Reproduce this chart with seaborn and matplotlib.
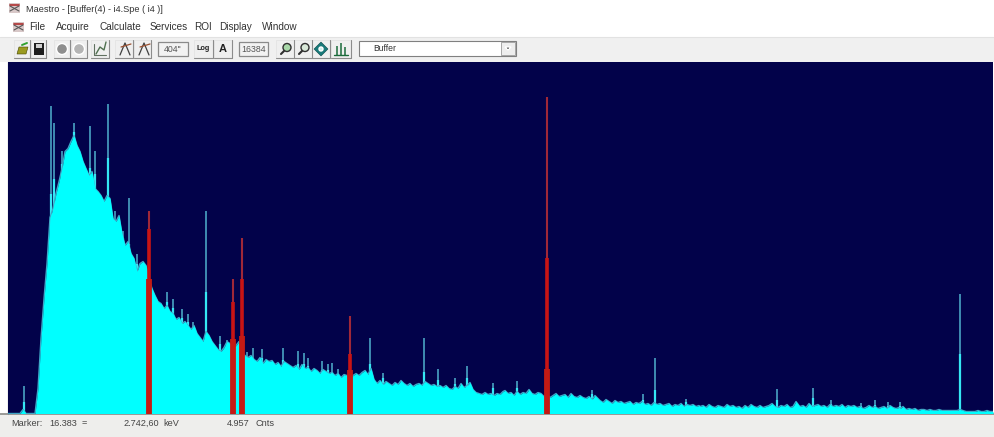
import numpy as np
import pandas as pd
import seaborn as sns
import matplotlib
matplotlib.use("Agg")
import matplotlib.pyplot as plt
from matplotlib.patches import Rectangle, Circle, Polygon

# ---- data: spectrum (display bin, height in display counts)
seg_starts = [8, 38, 182, 212, 248, 338, 505, 600, 700, 800, 900]
seg_values = [
    [0, 0, 0, 0, 0, 4, 0, 0, 0, 0],
    [25, 75, 115, 150, 196, 205, 220, 232, 245, 262, 265, 272, 278, 268, 262, 252, 245, 238, 242, 225,
     222, 218, 212, 218, 215, 195, 192, 198, 180, 168, 172, 160, 155, 142, 150, 152, 148, 135, 125, 118,
     112, 110, 105, 108, 102, 100, 94, 96],
    [90, 92, 88, 84, 88, 80, 76, 72, 82, 78],
    [72, 68, 64, 62, 66, 72, 70, 66, 68, 72, 62, 58],
    [56, 58, 54, 52, 56, 50, 54, 52, 53, 49, 51, 47, 52, 50, 48, 46, 48, 44, 49, 45,
     46, 42, 45, 43, 40, 44, 42, 40, 41, 38],
    [40, 36, 39, 38, 36, 38, 40, 38, 41, 43, 39, 45, 34, 30, 33, 29, 32, 30, 28, 31,
     29, 33, 30, 28, 30, 27, 29, 30, 28, 32, 30, 28, 29, 27, 28, 26, 28, 25, 24, 27,
     25, 30, 26, 28, 31, 24, 21, 20, 19, 21, 19, 20, 18, 20, 19, 22],
    [23, 20, 21, 18, 22, 19, 21, 20, 24, 20, 19, 21, 20, 17, 19, 16, 18, 20, 17, 18,
     19, 16, 20, 17, 16, 18, 16, 15, 17, 14, 18, 15],
    [13, 11, 14, 12, 10, 13, 11, 12, 10, 11, 12, 9, 11, 10, 12, 9, 10, 8, 11, 9,
     10, 8, 9, 10, 7, 9, 8, 10, 7, 9, 8, 9, 7, 8],
    [7, 8, 6, 9, 7, 6, 8, 7, 6, 9, 7, 8, 6, 7, 5, 8, 6, 9, 7, 6,
     8, 6, 7, 8, 10, 7, 6, 8, 7, 9, 6, 7, 12, 8],
    [7, 8, 6, 10, 7, 8, 9, 7, 8, 6, 9, 7, 8, 7, 9, 6, 8, 7, 8, 6,
     7, 5, 6, 8, 6, 7, 5, 6, 7, 5, 8, 6, 5, 6],
    [5, 7, 4, 5, 4, 5, 3, 4, 4, 3, 4, 3, 3, 4, 3, 3, 3, 3, 3, 3,
     4, 3, 2, 2, 2, 2, 3, 2, 2, 3, 2, 2],
]
peak_bins = [24, 51, 54, 62, 74, 90, 95, 108, 115, 119, 123, 129, 137, 167, 173, 182, 188, 193, 206, 220, 227,
             247, 253, 262, 283, 298, 304, 308, 322, 328, 332, 338, 370, 383, 424, 438, 455, 467, 493, 517, 592,
             643, 655, 686, 777, 813, 831, 861, 875, 888, 900, 960]
peak_heights = [28, 308, 291, 263, 291, 288, 263, 310, 203, 195, 183, 216, 160, 122, 115, 105, 100, 92, 203, 78, 74,
                62, 66, 65, 66, 63, 61, 56, 53, 50, 51, 45, 76, 41, 76, 45, 36, 48, 31, 33, 24,
                20, 56, 15, 25, 26, 14, 11, 14, 12, 12, 120]
peak_solid = [12, 220, 235, 250, 282, 246, 240, 256, 190, 185, 176, 170, 150, 112, 106, 96, 92, 84, 122, 70, 68,
              56, 56, 56, 54, 50, 50, 48, 44, 44, 42, 40, 50, 36, 42, 34, 30, 36, 26, 26, 20,
              14, 24, 12, 14, 16, 10, 8, 9, 8, 8, 60]
roi_bins = [149, 233, 242, 350, 547]
roi_top = [203, 135, 176, 98, 317]
roi_mid = [185, 112, 135, 60, 156]
roi_base = [135, 75, 78, 44, 45]

menu_items = ["File", "Acquire", "Calculate", "Services", "ROI", "Display", "Window"]
menu_x = [29, 56, 100, 150, 194, 219, 262]
title_text = "Maestro - [Buffer(4) - i4.Spe ( i4 )]"
status_items = ["Marker:", "16.383", "=", "2.742,60", "keV", "4.957", "Cnts"]
status_x = [11, 49, 82, 123, 163, 227, 256]

W, H = 994, 437
NAVY = "#02024a"
CYAN = "#00ffff"
sns.set_theme(style="white")
plt.rcParams["font.family"] = ["Liberation Sans", "DejaVu Sans"]

fig = plt.figure(figsize=(W / 100, H / 100), dpi=100, facecolor="#ffffff")

# ---- window chrome, in screen pixels
ui = fig.add_axes([0, 0, 1, 1])
ui.set_xlim(0, W)
ui.set_ylim(H, 0)
ui.axis("off")

def box(x, y, w, h, fc="#f0f0f0", ec="none", lw=0.8, z=1):
    ui.add_patch(Rectangle((x, y), w, h, fc=fc, ec=ec, lw=lw, zorder=z))

box(0, 37, W, 25, fc="#f0f0f0")
box(0, 414, W, 23, fc="#eeeeec")
ui.plot([0, W], [414, 414], color="#8a8a86", lw=1.2, zorder=2)
ui.plot([8, 8], [62, 414], color="#8a8a96", lw=0.9, zorder=2)
ui.plot([0, W], [37, 37], color="#e2e2e2", lw=0.8, zorder=2)

ui.text(26, 9.5, title_text, fontsize=6.6, color="#333333", va="center")
for s, x in zip(menu_items, menu_x):
    ui.text(x, 27, s, fontsize=7.2, color="#333333", va="center")
for s, x in zip(status_items, status_x):
    ui.text(x, 423, s, fontsize=6.6, color="#444444", va="center")

# small application icons
for (x, y) in [(9, 3), (13, 22)]:
    box(x, y, 11, 10, fc="#d8c8c8")
    ui.plot([x + 1, x + 10], [y + 2, y + 2], color="#b03030", lw=1.2, zorder=3)
    ui.plot([x + 1, x + 10], [y + 8, y + 3], color="#555555", lw=0.8, zorder=3)
    ui.plot([x + 1, x + 10], [y + 3, y + 8], color="#555555", lw=0.8, zorder=3)

# toolbar buttons
for x, w in [(14, 16), (31, 15), (54, 16), (71, 16), (91, 18), (115, 18), (134, 17),
             (194, 19), (214, 18), (276, 18), (294, 18), (312, 18), (331, 20)]:
    box(x, 40, w, 18, fc="#efefef", ec="#e2e2e2", lw=0.5, z=2)
    ui.plot([x, x + w, x + w], [58, 58, 40], color="#8c8c8c", lw=0.8, zorder=3)
# open, save
ui.add_patch(Polygon([(17, 54), (19, 47), (28, 47), (26, 54)], fc="#9a9a20", ec="#444400", lw=0.4, zorder=4))
ui.plot([22, 27], [45, 43], color="#30a030", lw=1.4, zorder=4)
box(34, 43, 10, 12, fc="#1e1e1e", z=4)
box(36, 44, 6, 4, fc="#d0d0d0", z=5)
# record / stop
ui.add_patch(Circle((62, 49), 5.5, fc="#8e8e8e", zorder=4))
ui.add_patch(Circle((79, 49), 5.5, fc="#b4b4b4", zorder=4))
# spectrum-like icons
ui.plot([94, 94, 106], [44, 55, 55], color="#607060", lw=0.8, zorder=4)
ui.plot([96, 100, 104, 106], [54, 47, 50, 42], color="#507050", lw=1.0, zorder=4)
for x in (118, 137):
    ui.plot([x + 2, x + 7, x + 12], [55, 43, 55], color="#404040", lw=0.9, zorder=4)
    ui.plot([x + 3, x + 13], [47, 44], color="#9a5030", lw=0.9, zorder=4)
# value boxes
for x, w, s, fs in [(158, 30, "404\"", 6.3), (239, 29, "16384", 6.3)]:
    box(x, 42, w, 14, fc="#f2f2f2", ec="#8a8a8a", lw=0.9, z=2)
    ui.text(x + w / 2, 49.5, s, fontsize=fs, color="#555555", ha="center", va="center", zorder=4)
ui.text(203.5, 48, "Log", fontsize=5.2, fontweight="bold", color="#222222", ha="center", va="center", zorder=4)
ui.text(223, 49.5, "A", fontsize=8, fontweight="bold", color="#222222", ha="center", va="center", zorder=4)
# zoom icons, centre, peaks
for x, c in [(287, "#a8d8a8"), (305, "#d8e8d8")]:
    ui.add_patch(Circle((x, 47.5), 4, fc=c, ec="#303030", lw=1.0, zorder=4))
    ui.plot([x - 3, x - 6], [51, 54], color="#303030", lw=1.5, zorder=4)
ui.add_patch(Polygon([(321, 42), (328, 49), (321, 56), (314, 49)], fc="#1a7a7a", ec="#0a4a4a", lw=0.4, zorder=4))
ui.add_patch(Circle((321, 49), 2, fc="#d0f0f0", zorder=5))
ui.plot([334, 348], [55, 55], color="#1a6a3a", lw=1, zorder=4)
ui.vlines([337, 341, 345], [46, 43, 47], 55, color="#1a6a3a", lw=1.1, zorder=4)
# detector combo box
box(359, 41, 157, 15, fc="#ffffff", ec="#808080", lw=0.8, z=2)
ui.text(373, 48.5, "Buffer", fontsize=6.2, color="#333333", va="center", zorder=4)
box(501, 42, 14, 13, fc="#eeeeee", ec="#9a9a9a", lw=0.6, z=3)
ui.add_patch(Polygon([(505, 47), (511, 47), (508, 50)], fc="#111111", zorder=4))

# ---- spectrum panel
ax = fig.add_axes([8 / W, 1 - 413.5 / H, 985 / W, 351.5 / H], facecolor=NAVY)
bins = np.concatenate([s + 3 * np.arange(len(v)) for s, v in zip(seg_starts, seg_values)])
counts = np.concatenate(seg_values).astype(float)
df = pd.DataFrame({"bin": bins, "counts": counts})

# peak tips and shoulders sit behind the filled continuum
ax.vlines(peak_bins, 0, peak_heights, color="#4aa3c4", lw=1.2, zorder=1)
ax.vlines(peak_bins, 0, peak_solid, color="#35e8f4", lw=1.6, zorder=1.5)
sns.lineplot(data=df, x="bin", y="counts", ax=ax, color="#3fa6c6", lw=1.0,
             errorbar=None, zorder=2)
ax.fill_between(df["bin"], df["counts"], 0, color=CYAN, lw=0, zorder=3)

ax.vlines(roi_bins, 0, roi_top, color="#a02838", lw=1.5, zorder=6)
ax.vlines(roi_bins, 0, roi_mid, color="#c81414", lw=2.6, zorder=7)
ax.vlines(roi_bins, 0, roi_base, color="#c41a14", lw=4.2, zorder=8)

ax.set_xlim(8, 993)
ax.set_ylim(0, 351.5)
ax.set_xticks([])
ax.set_yticks([])
ax.set_xlabel("")
ax.set_ylabel("")
for sp in ax.spines.values():
    sp.set_visible(False)

fig.savefig("out.png", dpi=100, facecolor=fig.get_facecolor())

Direction:
Omit the pictures, then repeat exactly each line from the beginning of the listing through the line with "from matplotlib.patches import".

Solution:
Reproduce this chart with seaborn and matplotlib.
import numpy as np
import pandas as pd
import seaborn as sns
import matplotlib
matplotlib.use("Agg")
import matplotlib.pyplot as plt
from matplotlib.patches import Rectangle, Circle, Polygon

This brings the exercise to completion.